- [Provided material]:

* * * * *

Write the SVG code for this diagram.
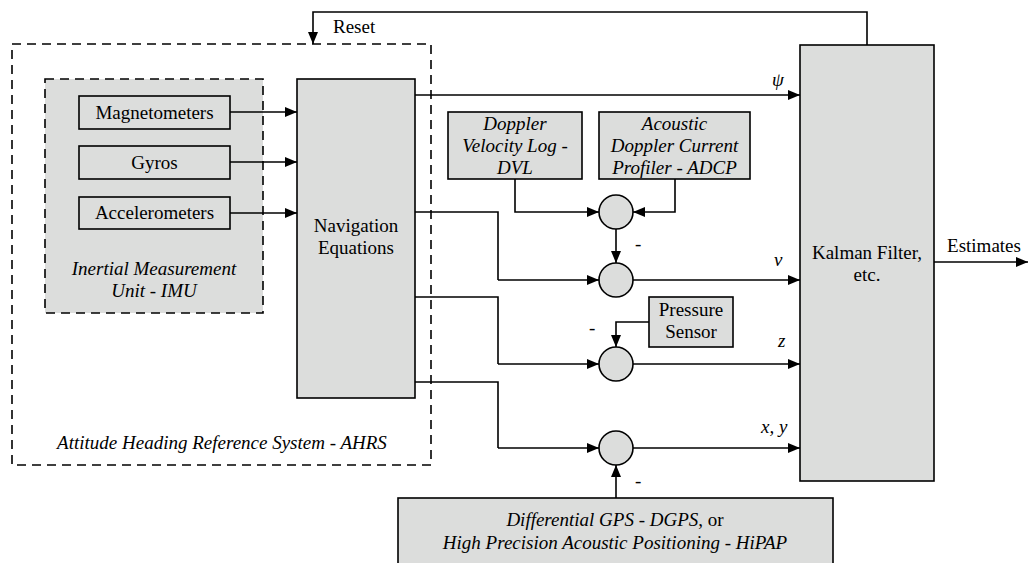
<svg xmlns="http://www.w3.org/2000/svg" width="1028" height="563" viewBox="0 0 1028 563" font-family="'Liberation Serif', Tinos, 'Times New Roman', Times, 'Nimbus Roman', 'DejaVu Serif', serif">
  <defs>
    <marker id="arr" viewBox="0 0 12 10" refX="12" refY="5" markerWidth="12" markerHeight="10" markerUnits="userSpaceOnUse" orient="auto">
      <path d="M0,0 L12,5 L0,10 Z" fill="#000"/>
    </marker>
    <style>
      .box { fill: #dcdddc; stroke: #000; stroke-width: 1.6; }
      .dash { stroke: #000; stroke-width: 1.6; stroke-dasharray: 9 6; }
      .sum { fill: #dcdddc; stroke: #000; stroke-width: 1.6; }
      .ln { fill: none; stroke: #000; stroke-width: 1.6; }
      .ar { fill: none; stroke: #000; stroke-width: 1.6; marker-end: url(#arr); }
      text { font-size: 19px; fill: #000; }
      .c { text-anchor: middle; }
      .i { font-style: italic; }
    </style>
  </defs>

  <rect width="1028" height="563" fill="#fff"/>

  <!-- AHRS frame -->
  <g id="ahrs">
    <rect class="dash" x="12" y="44" width="419" height="421" fill="none"/>
    <text class="c i" x="222" y="449">Attitude Heading Reference System - AHRS</text>
  </g>

  <!-- IMU frame -->
  <g id="imu">
    <rect class="dash" x="45" y="79" width="218" height="234" fill="#dcdddc"/>
    <text class="c i" x="154" y="275">Inertial Measurement</text>
    <text class="c i" x="154" y="297">Unit - IMU</text>
  </g>

  <g id="magnetometers">
    <rect class="box" x="79" y="96" width="151" height="33"/>
    <text class="c" x="154.5" y="119">Magnetometers</text>
  </g>
  <g id="gyros">
    <rect class="box" x="79" y="146" width="151" height="33"/>
    <text class="c" x="154.5" y="169">Gyros</text>
  </g>
  <g id="accelerometers">
    <rect class="box" x="79" y="197" width="151" height="32"/>
    <text class="c" x="154.5" y="219">Accelerometers</text>
  </g>

  <g id="navigation">
    <rect class="box" x="297" y="79" width="118" height="319"/>
    <text class="c" x="356" y="232">Navigation</text>
    <text class="c" x="356" y="254">Equations</text>
  </g>

  <g id="dvl">
    <rect class="box" x="448" y="112" width="134" height="67"/>
    <text class="c i" x="515" y="130">Doppler</text>
    <text class="c i" x="515" y="152">Velocity Log -</text>
    <text class="c i" x="515" y="174">DVL</text>
  </g>
  <g id="adcp">
    <rect class="box" x="599" y="112" width="151" height="67"/>
    <text class="c i" x="674.5" y="130">Acoustic</text>
    <text class="c i" x="674.5" y="152">Doppler Current</text>
    <text class="c i" x="674.5" y="174">Profiler - ADCP</text>
  </g>

  <g id="pressure">
    <rect class="box" x="649" y="297" width="84" height="50"/>
    <text class="c" x="691" y="316">Pressure</text>
    <text class="c" x="691" y="338">Sensor</text>
  </g>

  <g id="positioning">
    <rect class="box" x="398" y="498" width="435" height="80"/>
    <text class="c" x="615" y="526"><tspan class="i">Differential GPS - DGPS</tspan>, or</text>
    <text class="c i" x="615" y="549">High Precision Acoustic Positioning - HiPAP</text>
  </g>

  <g id="kalman">
    <rect class="box" x="800" y="45" width="134" height="436"/>
    <text class="c" x="867" y="259">Kalman Filter,</text>
    <text class="c" x="867" y="281">etc.</text>
  </g>

  <!-- summing junctions -->
  <g id="sum1"><circle class="sum" cx="616" cy="212" r="17"/></g>
  <g id="sum2"><circle class="sum" cx="616" cy="280" r="17"/></g>
  <g id="sum3"><circle class="sum" cx="616" cy="364" r="17"/></g>
  <g id="sum4"><circle class="sum" cx="616" cy="448" r="17"/></g>

  <!-- connectors -->
  <g id="connectors">
    <path class="ar" d="M230,112 H297"/>
    <path class="ar" d="M230,162 H297"/>
    <path class="ar" d="M230,213 H297"/>

    <path class="ar" d="M415,95 H800"/>
    <path class="ln" d="M415,212 H498 V280"/>
    <path class="ar" d="M498,280 H599"/>
    <path class="ln" d="M415,297 H498 V364"/>
    <path class="ar" d="M498,364 H599"/>
    <path class="ln" d="M415,382 H498 V448"/>
    <path class="ar" d="M498,448 H599"/>

    <path class="ar" d="M515,179 V212 H599"/>
    <path class="ar" d="M675,179 V212 H633"/>
    <path class="ar" d="M616,229 V263"/>
    <path class="ar" d="M649,322 H616 V347"/>
    <path class="ar" d="M616,498 V465"/>

    <path class="ar" d="M633,280 H800"/>
    <path class="ar" d="M633,364 H800"/>
    <path class="ar" d="M633,448 H800"/>

    <path class="ar" d="M934,262 H1028"/>
    <path class="ar" d="M867,45 V12 H313 V44"/>
  </g>

  <!-- connector labels -->
  <g id="labels">
    <text x="333" y="33">Reset</text>
    <text class="i" x="772" y="86">ψ</text>
    <text class="i" x="774" y="266">v</text>
    <text class="i" x="778" y="347">z</text>
    <text class="i" x="761" y="433">x, y</text>
    <text class="c" x="984" y="252">Estimates</text>
    <text x="635" y="250">-</text>
    <text x="589" y="334">-</text>
    <text x="635" y="487">-</text>
  </g>
</svg>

* * * * *

- [The exercise]:
With the pictures left out, transcribe the material exactly.

- [Exercise result]:
Write the SVG code for this diagram.
<svg xmlns="http://www.w3.org/2000/svg" width="1028" height="563" viewBox="0 0 1028 563" font-family="'Liberation Serif', Tinos, 'Times New Roman', Times, 'Nimbus Roman', 'DejaVu Serif', serif">
  <defs>
    <marker id="arr" viewBox="0 0 12 10" refX="12" refY="5" markerWidth="12" markerHeight="10" markerUnits="userSpaceOnUse" orient="auto">
      <path d="M0,0 L12,5 L0,10 Z" fill="#000"/>
    </marker>
    <style>
      .box { fill: #dcdddc; stroke: #000; stroke-width: 1.6; }
      .dash { stroke: #000; stroke-width: 1.6; stroke-dasharray: 9 6; }
      .sum { fill: #dcdddc; stroke: #000; stroke-width: 1.6; }
      .ln { fill: none; stroke: #000; stroke-width: 1.6; }
      .ar { fill: none; stroke: #000; stroke-width: 1.6; marker-end: url(#arr); }
      text { font-size: 19px; fill: #000; }
      .c { text-anchor: middle; }
      .i { font-style: italic; }
    </style>
  </defs>

  <rect width="1028" height="563" fill="#fff"/>

  <!-- AHRS frame -->
  <g id="ahrs">
    <rect class="dash" x="12" y="44" width="419" height="421" fill="none"/>
    <text class="c i" x="222" y="449">Attitude Heading Reference System - AHRS</text>
  </g>

  <!-- IMU frame -->
  <g id="imu">
    <rect class="dash" x="45" y="79" width="218" height="234" fill="#dcdddc"/>
    <text class="c i" x="154" y="275">Inertial Measurement</text>
    <text class="c i" x="154" y="297">Unit - IMU</text>
  </g>

  <g id="magnetometers">
    <rect class="box" x="79" y="96" width="151" height="33"/>
    <text class="c" x="154.5" y="119">Magnetometers</text>
  </g>
  <g id="gyros">
    <rect class="box" x="79" y="146" width="151" height="33"/>
    <text class="c" x="154.5" y="169">Gyros</text>
  </g>
  <g id="accelerometers">
    <rect class="box" x="79" y="197" width="151" height="32"/>
    <text class="c" x="154.5" y="219">Accelerometers</text>
  </g>

  <g id="navigation">
    <rect class="box" x="297" y="79" width="118" height="319"/>
    <text class="c" x="356" y="232">Navigation</text>
    <text class="c" x="356" y="254">Equations</text>
  </g>

  <g id="dvl">
    <rect class="box" x="448" y="112" width="134" height="67"/>
    <text class="c i" x="515" y="130">Doppler</text>
    <text class="c i" x="515" y="152">Velocity Log -</text>
    <text class="c i" x="515" y="174">DVL</text>
  </g>
  <g id="adcp">
    <rect class="box" x="599" y="112" width="151" height="67"/>
    <text class="c i" x="674.5" y="130">Acoustic</text>
    <text class="c i" x="674.5" y="152">Doppler Current</text>
    <text class="c i" x="674.5" y="174">Profiler - ADCP</text>
  </g>

  <g id="pressure">
    <rect class="box" x="649" y="297" width="84" height="50"/>
    <text class="c" x="691" y="316">Pressure</text>
    <text class="c" x="691" y="338">Sensor</text>
  </g>

  <g id="positioning">
    <rect class="box" x="398" y="498" width="435" height="80"/>
    <text class="c" x="615" y="526"><tspan class="i">Differential GPS - DGPS</tspan>, or</text>
    <text class="c i" x="615" y="549">High Precision Acoustic Positioning - HiPAP</text>
  </g>

  <g id="kalman">
    <rect class="box" x="800" y="45" width="134" height="436"/>
    <text class="c" x="867" y="259">Kalman Filter,</text>
    <text class="c" x="867" y="281">etc.</text>
  </g>

  <!-- summing junctions -->
  <g id="sum1"><circle class="sum" cx="616" cy="212" r="17"/></g>
  <g id="sum2"><circle class="sum" cx="616" cy="280" r="17"/></g>
  <g id="sum3"><circle class="sum" cx="616" cy="364" r="17"/></g>
  <g id="sum4"><circle class="sum" cx="616" cy="448" r="17"/></g>

  <!-- connectors -->
  <g id="connectors">
    <path class="ar" d="M230,112 H297"/>
    <path class="ar" d="M230,162 H297"/>
    <path class="ar" d="M230,213 H297"/>

    <path class="ar" d="M415,95 H800"/>
    <path class="ln" d="M415,212 H498 V280"/>
    <path class="ar" d="M498,280 H599"/>
    <path class="ln" d="M415,297 H498 V364"/>
    <path class="ar" d="M498,364 H599"/>
    <path class="ln" d="M415,382 H498 V448"/>
    <path class="ar" d="M498,448 H599"/>

    <path class="ar" d="M515,179 V212 H599"/>
    <path class="ar" d="M675,179 V212 H633"/>
    <path class="ar" d="M616,229 V263"/>
    <path class="ar" d="M649,322 H616 V347"/>
    <path class="ar" d="M616,498 V465"/>

    <path class="ar" d="M633,280 H800"/>
    <path class="ar" d="M633,364 H800"/>
    <path class="ar" d="M633,448 H800"/>

    <path class="ar" d="M934,262 H1028"/>
    <path class="ar" d="M867,45 V12 H313 V44"/>
  </g>

  <!-- connector labels -->
  <g id="labels">
    <text x="333" y="33">Reset</text>
    <text class="i" x="772" y="86">ψ</text>
    <text class="i" x="774" y="266">v</text>
    <text class="i" x="778" y="347">z</text>
    <text class="i" x="761" y="433">x, y</text>
    <text class="c" x="984" y="252">Estimates</text>
    <text x="635" y="250">-</text>
    <text x="589" y="334">-</text>
    <text x="635" y="487">-</text>
  </g>
</svg>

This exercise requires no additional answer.